# GOAL OF THE EXERCISE
Will you write out the data exactly, excluding every picture?

-- begin DATASET SECTION --

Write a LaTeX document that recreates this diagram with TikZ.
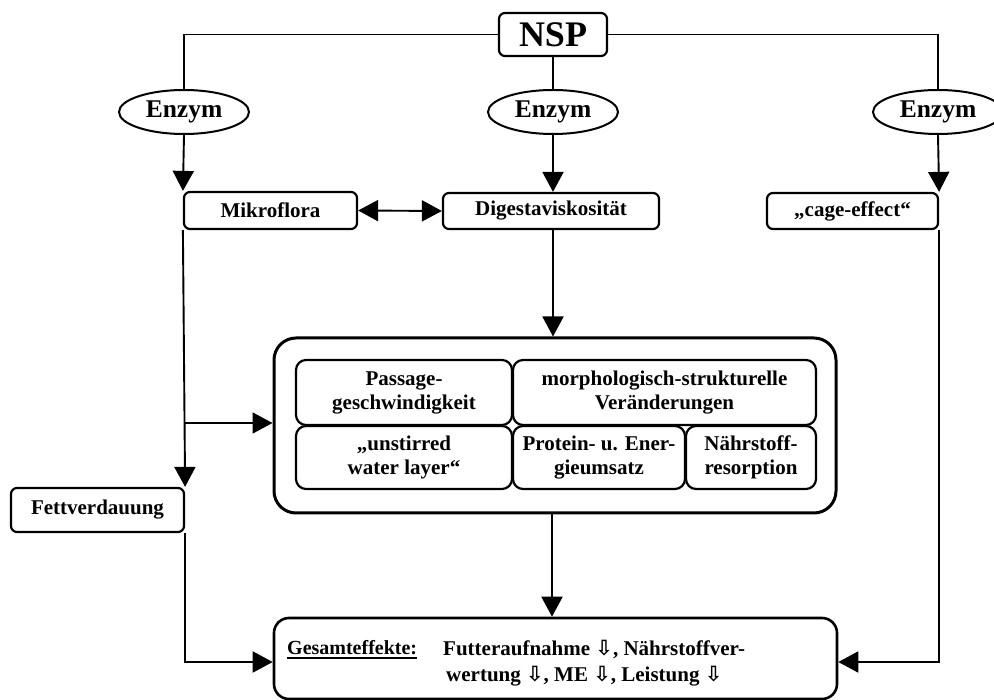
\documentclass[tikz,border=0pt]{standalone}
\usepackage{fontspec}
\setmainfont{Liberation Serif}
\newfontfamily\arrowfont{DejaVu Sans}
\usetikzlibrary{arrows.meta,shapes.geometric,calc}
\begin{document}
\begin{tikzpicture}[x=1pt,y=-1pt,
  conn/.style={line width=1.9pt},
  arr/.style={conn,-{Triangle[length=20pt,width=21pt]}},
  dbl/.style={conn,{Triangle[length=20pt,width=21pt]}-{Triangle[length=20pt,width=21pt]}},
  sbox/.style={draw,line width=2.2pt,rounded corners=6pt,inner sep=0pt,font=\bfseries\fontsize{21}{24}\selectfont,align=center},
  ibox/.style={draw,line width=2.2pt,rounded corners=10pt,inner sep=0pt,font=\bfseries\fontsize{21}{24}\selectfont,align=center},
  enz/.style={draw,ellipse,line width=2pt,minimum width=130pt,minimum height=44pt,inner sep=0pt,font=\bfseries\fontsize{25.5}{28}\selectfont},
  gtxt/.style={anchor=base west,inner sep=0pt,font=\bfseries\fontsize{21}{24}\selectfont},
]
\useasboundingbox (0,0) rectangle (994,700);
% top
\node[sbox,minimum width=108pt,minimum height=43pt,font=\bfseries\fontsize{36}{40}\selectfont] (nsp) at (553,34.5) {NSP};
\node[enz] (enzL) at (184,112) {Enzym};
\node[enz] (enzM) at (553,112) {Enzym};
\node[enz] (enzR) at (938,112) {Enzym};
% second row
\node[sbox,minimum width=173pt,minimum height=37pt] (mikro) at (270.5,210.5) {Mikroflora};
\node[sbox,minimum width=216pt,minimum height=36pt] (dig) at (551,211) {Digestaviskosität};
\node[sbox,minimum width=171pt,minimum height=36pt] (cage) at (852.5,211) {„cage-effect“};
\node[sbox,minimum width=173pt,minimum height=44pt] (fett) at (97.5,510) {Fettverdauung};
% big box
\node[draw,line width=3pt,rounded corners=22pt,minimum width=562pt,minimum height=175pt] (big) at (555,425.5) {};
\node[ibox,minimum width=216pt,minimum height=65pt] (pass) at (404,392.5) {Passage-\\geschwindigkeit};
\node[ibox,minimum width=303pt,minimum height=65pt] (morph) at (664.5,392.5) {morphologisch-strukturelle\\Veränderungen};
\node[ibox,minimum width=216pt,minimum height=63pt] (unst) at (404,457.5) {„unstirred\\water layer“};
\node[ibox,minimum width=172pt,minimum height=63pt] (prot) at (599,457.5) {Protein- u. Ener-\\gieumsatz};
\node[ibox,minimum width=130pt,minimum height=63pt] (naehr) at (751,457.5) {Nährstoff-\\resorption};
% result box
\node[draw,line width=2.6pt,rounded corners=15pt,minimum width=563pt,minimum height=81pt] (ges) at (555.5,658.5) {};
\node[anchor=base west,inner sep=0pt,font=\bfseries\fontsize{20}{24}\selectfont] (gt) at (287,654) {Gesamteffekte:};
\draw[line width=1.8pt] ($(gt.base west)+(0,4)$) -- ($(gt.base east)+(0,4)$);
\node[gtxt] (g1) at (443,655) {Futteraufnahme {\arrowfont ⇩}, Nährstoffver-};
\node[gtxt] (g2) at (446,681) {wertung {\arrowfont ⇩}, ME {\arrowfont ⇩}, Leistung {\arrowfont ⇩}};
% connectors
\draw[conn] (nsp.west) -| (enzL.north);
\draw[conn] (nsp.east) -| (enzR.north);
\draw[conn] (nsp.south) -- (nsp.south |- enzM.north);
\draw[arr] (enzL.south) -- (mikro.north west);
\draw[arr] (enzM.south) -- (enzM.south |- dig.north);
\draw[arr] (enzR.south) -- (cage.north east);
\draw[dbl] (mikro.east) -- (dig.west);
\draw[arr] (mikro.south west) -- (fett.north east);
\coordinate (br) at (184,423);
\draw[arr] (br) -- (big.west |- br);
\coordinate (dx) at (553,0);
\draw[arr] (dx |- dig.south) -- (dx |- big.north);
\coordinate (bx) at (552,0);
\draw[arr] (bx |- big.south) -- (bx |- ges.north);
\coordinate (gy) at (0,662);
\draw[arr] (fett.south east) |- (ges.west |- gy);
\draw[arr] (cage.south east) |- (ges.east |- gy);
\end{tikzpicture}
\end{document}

-- end DATASET SECTION --

# ANSWER IN FULL
Write a LaTeX document that recreates this diagram with TikZ.
\documentclass[tikz,border=0pt]{standalone}
\usepackage{fontspec}
\setmainfont{Liberation Serif}
\newfontfamily\arrowfont{DejaVu Sans}
\usetikzlibrary{arrows.meta,shapes.geometric,calc}
\begin{document}
\begin{tikzpicture}[x=1pt,y=-1pt,
  conn/.style={line width=1.9pt},
  arr/.style={conn,-{Triangle[length=20pt,width=21pt]}},
  dbl/.style={conn,{Triangle[length=20pt,width=21pt]}-{Triangle[length=20pt,width=21pt]}},
  sbox/.style={draw,line width=2.2pt,rounded corners=6pt,inner sep=0pt,font=\bfseries\fontsize{21}{24}\selectfont,align=center},
  ibox/.style={draw,line width=2.2pt,rounded corners=10pt,inner sep=0pt,font=\bfseries\fontsize{21}{24}\selectfont,align=center},
  enz/.style={draw,ellipse,line width=2pt,minimum width=130pt,minimum height=44pt,inner sep=0pt,font=\bfseries\fontsize{25.5}{28}\selectfont},
  gtxt/.style={anchor=base west,inner sep=0pt,font=\bfseries\fontsize{21}{24}\selectfont},
]
\useasboundingbox (0,0) rectangle (994,700);
% top
\node[sbox,minimum width=108pt,minimum height=43pt,font=\bfseries\fontsize{36}{40}\selectfont] (nsp) at (553,34.5) {NSP};
\node[enz] (enzL) at (184,112) {Enzym};
\node[enz] (enzM) at (553,112) {Enzym};
\node[enz] (enzR) at (938,112) {Enzym};
% second row
\node[sbox,minimum width=173pt,minimum height=37pt] (mikro) at (270.5,210.5) {Mikroflora};
\node[sbox,minimum width=216pt,minimum height=36pt] (dig) at (551,211) {Digestaviskosität};
\node[sbox,minimum width=171pt,minimum height=36pt] (cage) at (852.5,211) {„cage-effect“};
\node[sbox,minimum width=173pt,minimum height=44pt] (fett) at (97.5,510) {Fettverdauung};
% big box
\node[draw,line width=3pt,rounded corners=22pt,minimum width=562pt,minimum height=175pt] (big) at (555,425.5) {};
\node[ibox,minimum width=216pt,minimum height=65pt] (pass) at (404,392.5) {Passage-\\geschwindigkeit};
\node[ibox,minimum width=303pt,minimum height=65pt] (morph) at (664.5,392.5) {morphologisch-strukturelle\\Veränderungen};
\node[ibox,minimum width=216pt,minimum height=63pt] (unst) at (404,457.5) {„unstirred\\water layer“};
\node[ibox,minimum width=172pt,minimum height=63pt] (prot) at (599,457.5) {Protein- u. Ener-\\gieumsatz};
\node[ibox,minimum width=130pt,minimum height=63pt] (naehr) at (751,457.5) {Nährstoff-\\resorption};
% result box
\node[draw,line width=2.6pt,rounded corners=15pt,minimum width=563pt,minimum height=81pt] (ges) at (555.5,658.5) {};
\node[anchor=base west,inner sep=0pt,font=\bfseries\fontsize{20}{24}\selectfont] (gt) at (287,654) {Gesamteffekte:};
\draw[line width=1.8pt] ($(gt.base west)+(0,4)$) -- ($(gt.base east)+(0,4)$);
\node[gtxt] (g1) at (443,655) {Futteraufnahme {\arrowfont ⇩}, Nährstoffver-};
\node[gtxt] (g2) at (446,681) {wertung {\arrowfont ⇩}, ME {\arrowfont ⇩}, Leistung {\arrowfont ⇩}};
% connectors
\draw[conn] (nsp.west) -| (enzL.north);
\draw[conn] (nsp.east) -| (enzR.north);
\draw[conn] (nsp.south) -- (nsp.south |- enzM.north);
\draw[arr] (enzL.south) -- (mikro.north west);
\draw[arr] (enzM.south) -- (enzM.south |- dig.north);
\draw[arr] (enzR.south) -- (cage.north east);
\draw[dbl] (mikro.east) -- (dig.west);
\draw[arr] (mikro.south west) -- (fett.north east);
\coordinate (br) at (184,423);
\draw[arr] (br) -- (big.west |- br);
\coordinate (dx) at (553,0);
\draw[arr] (dx |- dig.south) -- (dx |- big.north);
\coordinate (bx) at (552,0);
\draw[arr] (bx |- big.south) -- (bx |- ges.north);
\coordinate (gy) at (0,662);
\draw[arr] (fett.south east) |- (ges.west |- gy);
\draw[arr] (cage.south east) |- (ges.east |- gy);
\end{tikzpicture}
\end{document}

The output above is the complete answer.